Alors que les tractations bruxelloises sur la fin des moteurs thermiques et la définition du « contenu local » des véhicules touchent à leur but, une note publiée ce mois-ci par la direction générale des entreprises (DGE) dresse un « bilan de santé » de la stratégie tricolore : la transition, estime la DGE, est bel et bien enclenchée, mais elle doit impérativement changer de rythme pour s’aligner sur les ambitions climatiques.
Les chiffres des immatriculations révèlent ainsi un écart persistant entre la trajectoire réelle et les cibles de la planification écologique. En 2024, les véhicules électriques ont représenté 17 % des ventes de voitures particulières neuves. Si ce chiffre marque une progression notable par rapport aux 10 % enregistrés en 2021, il reste en deçà du cap des 22 % qui avait été fixé par la stratégie nationale bas carbone (SNBC).
Ce décrochage se traduit par un déficit cumulé de plus de 300 000 véhicules électriques manquant à l’appel sur la période 2020-2024 par rapport aux objectifs initiaux, alimentant l’inquiétude des industriels, conscients que la marche à franchir pour atteindre 66 % de parts de marché en 2030 – condition sine qua non pour respecter l’échéance européenne de 2035 – devient chaque année plus abrupte.
« Leasing social » et éco-score : un ciblage chirurgical
Face à ce défi de volume, la réponse française se distingue par une approche qualitative visant à concilier pouvoir d’achat et souveraineté industrielle. L’examen des données de 2024 valide la pertinence du « leasing social » et de l’éco-score, deux dispositifs conçus pour orienter la demande vers des véhicules produits avec une faible empreinte carbone.
Immatriculations attribuables au leasing social parmi les immatriculations mensuelles de véhicules électriques neufs par les ménages. (Crédits : Direction générale des entreprises)
Le leasing social a permis de financer 47 000 dossiers, rendant la mobilité électrique accessible aux ménages modestes. Loin d’être une subvention aveugle, il a massivement profité à la production continentale : les modèles les plus plébiscités ont été la Peugeot 208 (12 000 unités), la Renault Mégane (6 000 unités) ou encore la Peugeot 2008.
Modèles de véhicules électriques les plus vendus aux ménages. (Crédits : Direction générale des entreprises)

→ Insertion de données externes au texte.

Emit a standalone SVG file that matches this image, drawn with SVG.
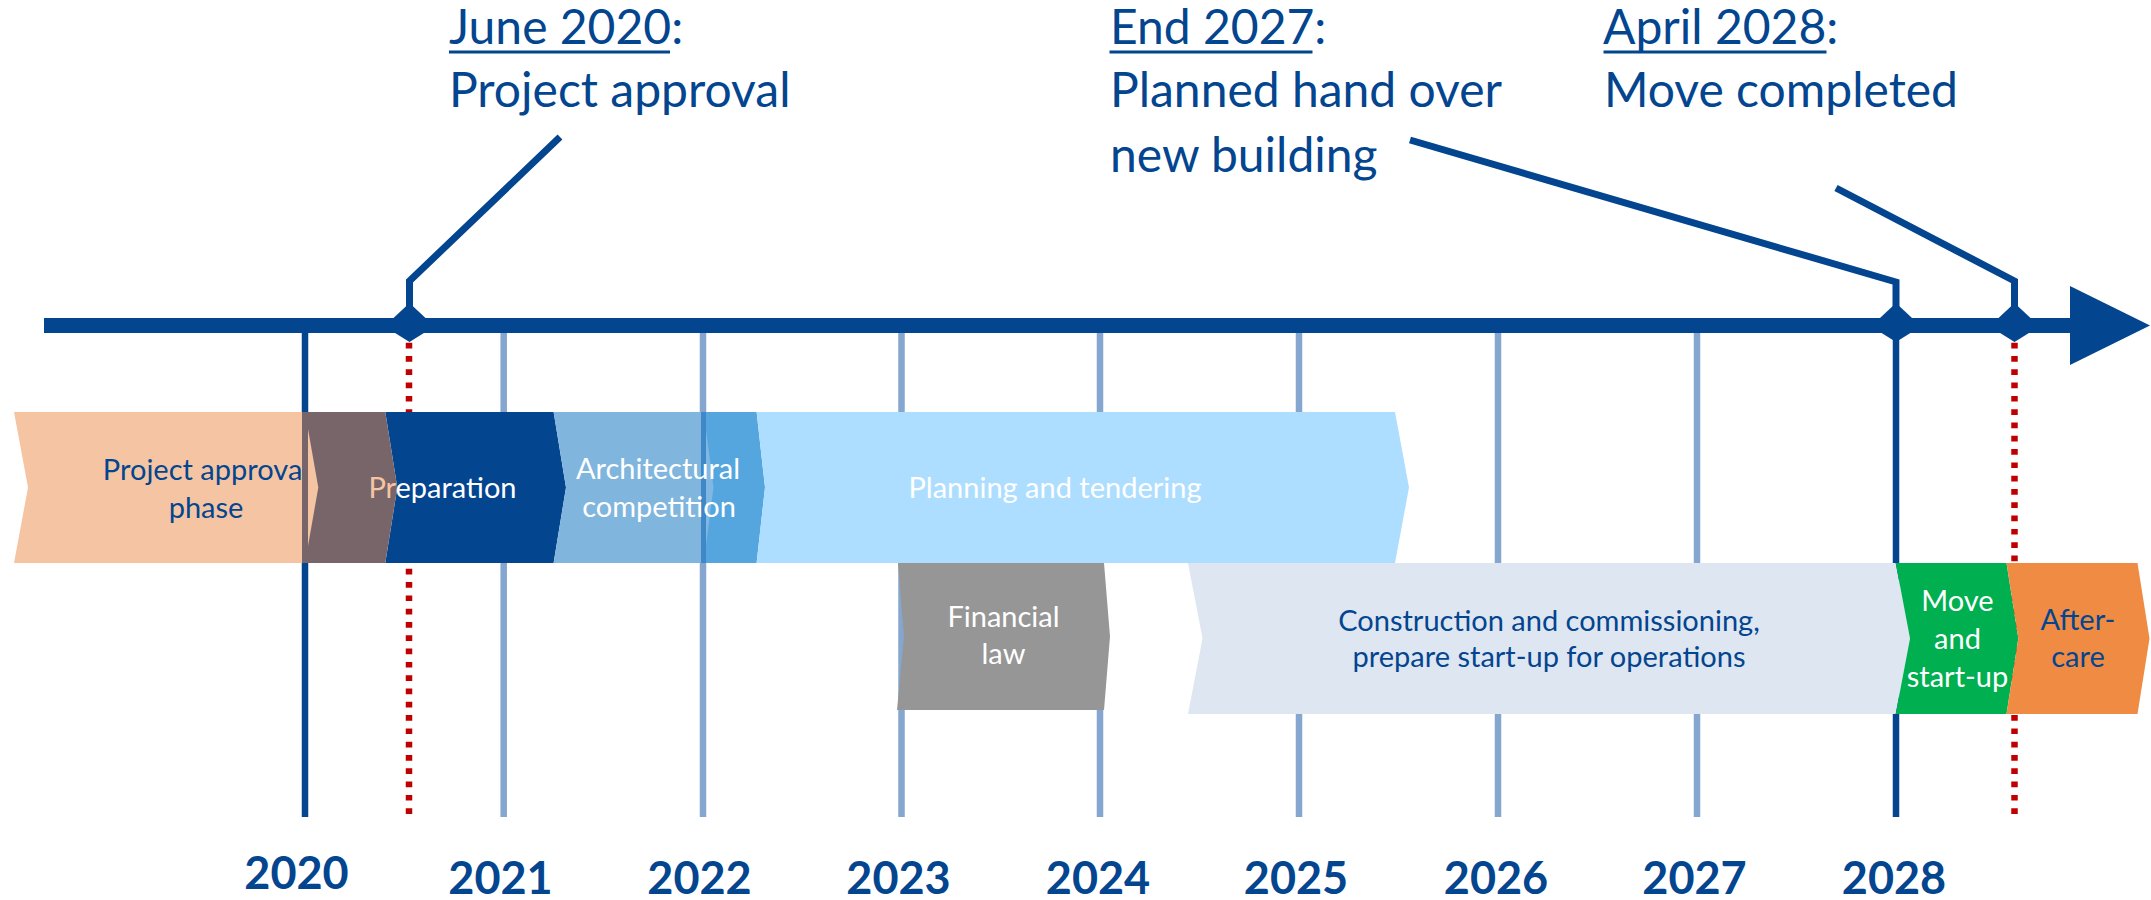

Couplé à la réforme du bonus écologique, désormais conditionné à un score environnemental strict, ce mécanisme a eu un effet sur la structure du marché, avec un recul net des parts de marché des véhicules assemblés hors de l’Union européenne. La DGE estime que 20 % de la baisse est directement imputable au leasing social, tandis que 40 % de la baisse s’explique par l’effet prix du recentrage des aides. Pour la France, qui plaide à Bruxelles pour l’instauration d’un contenu local européen minimal, ces chiffres constituent une preuve factuelle que la régulation peut orienter efficacement les choix des consommateurs sans arrêter la demande.

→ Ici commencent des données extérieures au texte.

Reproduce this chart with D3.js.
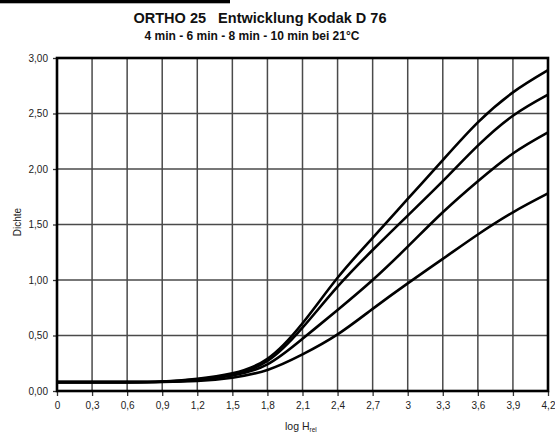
<!DOCTYPE html>
<html><head><meta charset="utf-8">
<script src="https://cdn.jsdelivr.net/npm/d3@7"></script>
<style>html,body{margin:0;padding:0;background:#fff;}svg{display:block;}</style>
</head><body>
<svg id="c" width="555" height="434"></svg>
<script>
const logH = [0, 0.3, 0.6, 0.9, 1.2, 1.5, 1.8, 2.1, 2.4, 2.7, 3.0, 3.3, 3.6, 3.9, 4.2];
const d10 = [0.08, 0.08, 0.08, 0.085, 0.11, 0.16, 0.29, 0.61, 1.02, 1.38, 1.73, 2.08, 2.42, 2.69, 2.89];
const d8  = [0.08, 0.08, 0.08, 0.084, 0.105, 0.15, 0.27, 0.57, 0.94, 1.27, 1.58, 1.89, 2.21, 2.48, 2.67];
const d6  = [0.08, 0.08, 0.08, 0.083, 0.10, 0.14, 0.24, 0.47, 0.73, 1.00, 1.30, 1.61, 1.89, 2.14, 2.33];
const d4  = [0.08, 0.08, 0.08, 0.082, 0.09, 0.12, 0.19, 0.33, 0.51, 0.74, 0.97, 1.19, 1.41, 1.61, 1.78];
const xTicks = [0, 0.3, 0.6, 0.9, 1.2, 1.5, 1.8, 2.1, 2.4, 2.7, 3, 3.3, 3.6, 3.9, 4.2];
const yTicks = [0, 0.5, 1.0, 1.5, 2.0, 2.5, 3.0];
const title = "ORTHO 25   Entwicklung Kodak D 76";
const subtitle = "4 min - 6 min - 8 min - 10 min bei 21°C";

const svg = d3.select("#c");
const L = 57, R = 548, T = 58, B = 391;
const x = d3.scaleLinear().domain([0, 4.2]).range([L, R]);
const y = d3.scaleLinear().domain([0, 3]).range([B, T]);
const font = "'Liberation Sans', Arial, sans-serif";
const fmtY = d => d3.format(".2f")(d).replace(".", ",");
const fmtX = d => String(d).replace(".", ",");

// black bar top-left
svg.append("rect").attr("x", 0).attr("y", 0).attr("width", 230).attr("height", 3.3).attr("fill", "#000");

// titles
svg.append("text").attr("x", 260).attr("y", 23).attr("text-anchor", "middle")
  .style("white-space", "pre")
  .attr("font-family", font).attr("font-weight", "bold").attr("font-size", 14.5).attr("fill", "#111").text(title);
svg.append("text").attr("x", 252).attr("y", 40).attr("text-anchor", "middle")
  .attr("font-family", font).attr("font-weight", "bold").attr("font-size", 12).attr("fill", "#111").text(subtitle);

// grid
const g = svg.append("g");
g.selectAll(".vg").data(xTicks.slice(1, -1)).join("line")
  .attr("x1", d => x(d)).attr("x2", d => x(d)).attr("y1", T).attr("y2", B)
  .attr("stroke", "#4a4a4a").attr("stroke-width", 1.5);
g.selectAll(".hg").data(yTicks.slice(1, -1)).join("line")
  .attr("x1", L).attr("x2", R).attr("y1", d => y(d)).attr("y2", d => y(d))
  .attr("stroke", "#4a4a4a").attr("stroke-width", 1.5);

// axes
const xAxis = d3.axisBottom(x).tickValues(xTicks).tickFormat(fmtX).tickSize(5).tickPadding(6);
const yAxis = d3.axisLeft(y).tickValues(yTicks).tickFormat(fmtY).tickSize(4).tickPadding(5);
const gx = svg.append("g").attr("transform", `translate(0,${B})`).call(xAxis);
const gy = svg.append("g").attr("transform", `translate(${L},0)`).call(yAxis);
[gx, gy].forEach(a => {
  a.select(".domain").remove();
  a.selectAll("line").attr("stroke", "#333").attr("stroke-width", 1.3);
  a.selectAll("text").attr("font-family", font).attr("font-size", 10).attr("fill", "#222");
});

// frame
svg.append("rect").attr("x", L).attr("y", T).attr("width", R - L).attr("height", B - T)
  .attr("fill", "none").attr("stroke", "#000").attr("stroke-width", 2.6);

// curves
const line = d3.line().x((d, i) => x(logH[i])).y(d => y(d)).curve(d3.curveNatural);
const series = [d4, d6, d8, d10];
svg.append("g").selectAll("path").data(series).join("path")
  .attr("d", d => line(d)).attr("fill", "none").attr("stroke", "#000").attr("stroke-width", 2.6)
  .attr("stroke-linejoin", "round");

// axis titles
const xl = svg.append("text").attr("x", 285).attr("y", 430).attr("font-family", font).attr("font-size", 10.5).attr("fill", "#222");
xl.append("tspan").text("log H");
xl.append("tspan").attr("font-size", 6.5).attr("dy", 2).text("rel");
svg.append("text").attr("transform", "translate(21,222) rotate(-90)").attr("text-anchor", "middle")
  .attr("font-family", font).attr("font-size", 10).attr("fill", "#222").text("Dichte");
</script>
</body></html>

Le réveil imposé des flottes d’entreprises
L’autre enseignement majeur de cette fin d’année 2025 concerne le marché des entreprises. Longtemps à la traîne, ce segment qui représente la moitié des immatriculations neuves opère enfin sa mutation sous la contrainte réglementaire. Alors qu’en 2024, les entreprises n’électrifiaient que 12 % de leurs achats de véhicules particuliers, loin derrière les efforts des ménages, la tendance s’est brutalement inversée.
L’activation de leviers fiscaux puissants, notamment la nouvelle taxe au verdissement et la révision des avantages en nature, a porté ses fruits. Les derniers relevés de juin 2025 montrent un bond de la part de l’électrique dans les flottes d’entreprise, qui atteint désormais 18 % pour les véhicules particuliers.

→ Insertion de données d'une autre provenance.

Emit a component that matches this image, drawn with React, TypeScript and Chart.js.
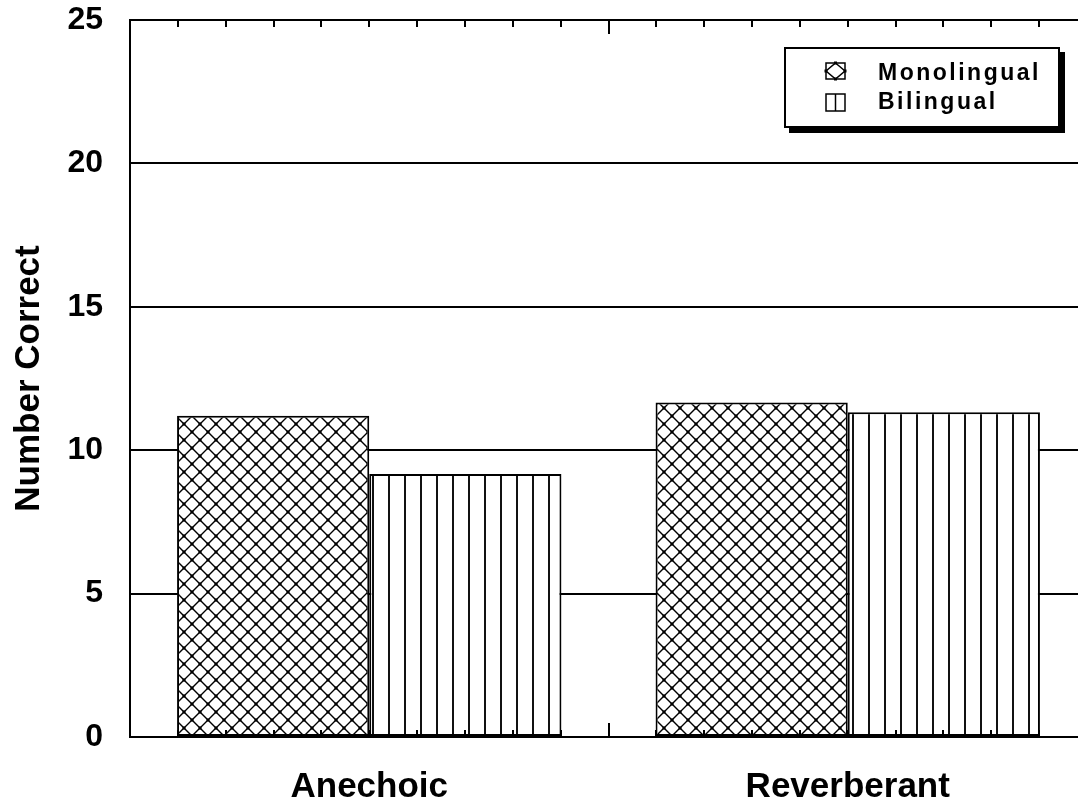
import React, { useEffect, useRef } from "react";
import { Chart, registerables } from "chart.js";

Chart.register(...registerables);

const categories = ["Anechoic", "Reverberant"];
const seriesNames = ["Monolingual", "Bilingual"];
const monolingual = [11.2, 11.66];
const bilingual = [9.17, 11.32];
const yTickValues = [0, 5, 10, 15, 20, 25];
const yTitle = "Number Correct";

const FONT = "'Liberation Sans', Arial, sans-serif";

function makeCrossPattern(ctx: CanvasRenderingContext2D) {
  const s = 16;
  const c = document.createElement("canvas");
  c.width = s;
  c.height = s;
  const g = c.getContext("2d")!;
  g.fillStyle = "#fff";
  g.fillRect(0, 0, s, s);
  g.strokeStyle = "#000";
  g.lineWidth = 1.4;
  g.beginPath();
  g.moveTo(-4, -4);
  g.lineTo(s + 4, s + 4);
  g.moveTo(s + 4, -4);
  g.lineTo(-4, s + 4);
  g.stroke();
  g.fillStyle = "#000";
  const pts = [
    [8, 8],
    [0, 0],
    [16, 0],
    [0, 16],
    [16, 16],
  ];
  pts.forEach(([x, y]) => g.fillRect(x - 1.5, y - 1.5, 3, 3));
  return ctx.createPattern(c, "repeat")!;
}

function makeVerticalPattern(ctx: CanvasRenderingContext2D) {
  const s = 16;
  const c = document.createElement("canvas");
  c.width = s;
  c.height = s;
  const g = c.getContext("2d")!;
  g.fillStyle = "#fff";
  g.fillRect(0, 0, s, s);
  g.fillStyle = "#111";
  g.fillRect(4, 0, 2, s);
  return ctx.createPattern(c, "repeat")!;
}

const tickMarksPlugin = {
  id: "tickMarks",
  afterDatasetsDraw(chart: any) {
    const { ctx, chartArea } = chart;
    const xs = chart.scales.x;
    const w = xs.getPixelForValue(1) - xs.getPixelForValue(0);
    const start = xs.getPixelForValue(0) - w / 2;
    const n = categories.length * 10;
    ctx.save();
    ctx.strokeStyle = "#000";
    ctx.lineWidth = 2;
    for (let i = 1; i <= n; i++) {
      const x = Math.round(start + (i * w) / 10);
      const major = i % 10 === 0;
      const len = major ? 14 : 7;
      ctx.beginPath();
      ctx.moveTo(x, chartArea.top);
      ctx.lineTo(x, chartArea.top + len);
      ctx.moveTo(x, chartArea.bottom);
      ctx.lineTo(x, chartArea.bottom - len);
      ctx.stroke();
    }
    ctx.restore();
  },
};

const legendPlugin = {
  id: "boxLegend",
  afterDraw(chart: any) {
    const ctx: CanvasRenderingContext2D = chart.ctx;
    const bx = 784;
    const by = 47;
    const bw = 276;
    const bh = 81;
    ctx.save();
    ctx.fillStyle = "#000";
    ctx.fillRect(bx + 5, by + 5, bw, bh);
    ctx.fillStyle = "#fff";
    ctx.fillRect(bx, by, bw, bh);
    ctx.strokeStyle = "#000";
    ctx.lineWidth = 2;
    ctx.strokeRect(bx + 1, by + 1, bw - 2, bh - 2);

    // Monolingual symbol
    const sx = 826;
    const s1y = 63;
    const sw = 19;
    const sh = 16;
    ctx.lineWidth = 1.5;
    ctx.strokeRect(sx, s1y, sw, sh);
    ctx.beginPath();
    ctx.moveTo(sx + sw / 2, s1y);
    ctx.lineTo(sx + sw, s1y + sh / 2);
    ctx.lineTo(sx + sw / 2, s1y + sh);
    ctx.lineTo(sx, s1y + sh / 2);
    ctx.closePath();
    ctx.stroke();
    ctx.fillStyle = "#000";
    [
      [sx + sw / 2, s1y],
      [sx + sw, s1y + sh / 2],
      [sx + sw / 2, s1y + sh],
      [sx, s1y + sh / 2],
    ].forEach(([x, y]) => ctx.fillRect(x - 1.5, y - 1.5, 3, 3));

    // Bilingual symbol
    const s2y = 94;
    ctx.strokeRect(sx, s2y, sw, sh + 1);
    ctx.beginPath();
    ctx.moveTo(sx + sw / 2, s2y);
    ctx.lineTo(sx + sw / 2, s2y + sh + 1);
    ctx.stroke();

    ctx.fillStyle = "#000";
    ctx.font = `bold 23px ${FONT}`;
    (ctx as any).letterSpacing = "2.5px";
    ctx.textBaseline = "alphabetic";
    ctx.textAlign = "left";
    ctx.fillText(seriesNames[0], 878, 80);
    ctx.fillText(seriesNames[1], 878, 109);
    ctx.restore();
  },
};

export default function App() {
  const ref = useRef<HTMLCanvasElement>(null);

  useEffect(() => {
    const canvas = ref.current!;
    const ctx = canvas.getContext("2d")!;
    const cross = makeCrossPattern(ctx);
    const vert = makeVerticalPattern(ctx);
    const chart = new Chart(canvas, {
      type: "bar",
      data: {
        labels: categories,
        datasets: [
          {
            label: seriesNames[0],
            data: monolingual,
            backgroundColor: cross as any,
            borderColor: "#000",
            borderWidth: 2,
            borderSkipped: false,
            categoryPercentage: 0.8033,
            barPercentage: 1,
          },
          {
            label: seriesNames[1],
            data: bilingual,
            backgroundColor: vert as any,
            borderColor: "#000",
            borderWidth: 2,
            borderSkipped: false,
            categoryPercentage: 0.8033,
            barPercentage: 1,
          },
        ],
      },
      options: {
        responsive: false,
        animation: false,
        devicePixelRatio: 1,
        layout: { padding: { left: 0, top: 20, right: 3, bottom: 0 } },
        plugins: {
          legend: { display: false },
          tooltip: { enabled: false },
        },
        scales: {
          x: {
            type: "category",
            offset: true,
            grid: { display: false, drawTicks: false },
            border: { display: true, color: "#000", width: 2 },
            ticks: {
              color: "#000",
              font: { family: FONT, size: 35, weight: "bold" },
              padding: 29,
              maxRotation: 0,
            },
            afterFit: (s: any) => {
              s.height = 71;
              s.paddingLeft = 0;
              s.paddingRight = 0;
            },
          },
          y: {
            min: 0,
            max: 25,
            afterBuildTicks: (s: any) => {
              s.ticks = yTickValues.map((v) => ({ value: v }));
            },
            grid: { color: "#000", lineWidth: 2, drawTicks: false },
            border: { display: true, color: "#000", width: 2 },
            ticks: {
              color: "#000",
              font: { family: FONT, size: 32, weight: "bold" },
              padding: 27,
            },
            title: {
              display: true,
              text: yTitle,
              color: "#000",
              font: { family: FONT, size: 35, weight: "bold" },
              padding: { top: 8, bottom: 0 },
            },
            afterFit: (s: any) => {
              s.width = 130;
              s.paddingTop = 0;
              s.paddingBottom = 0;
            },
          },
        },
      },
      plugins: [tickMarksPlugin, legendPlugin],
    } as any);
    return () => chart.destroy();
  }, []);

  return (
    <div
      style={{
        position: "fixed",
        left: 0,
        top: 0,
        width: 1078,
        height: 808,
        overflow: "hidden",
        background: "#fff",
      }}
    >
      <canvas ref={ref} width={1090} height={808} style={{ display: "block" }} />
    </div>
  );
}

Évolution de la part de marché de l’électrique dans les achats de véhicules des entreprises entre 2019 et 2024. (Crédits : Direction générale des entreprises)
Même le segment des véhicules utilitaires légers (VUL), traditionnellement plus réfractaire à l’électrification en raison de contraintes d’usage et d’une offre plus restreinte, commence à frémir. Sa part de marché électrique s’élève à 9 % en juin 2025.
Alors que Bruxelles envisage d’assouplir les règles pour cette catégorie spécifique de véhicules, l’exemple français suggère qu’avant de baisser les bras sur les objectifs, une fiscalité incitative bien calibrée peut débloquer des segments de marché jugés difficiles.
Au moment où la Commission européenne doit abattre ses cartes, la « recette » française démontre qu’il est possible de piloter la demande vers une production locale et vertueuse. La question qui demeure en suspens n’est plus celle de l’efficacité technique de ces outils, mais celle de leur soutenabilité budgétaire s’ils devaient être généralisés à l’échelle du continent.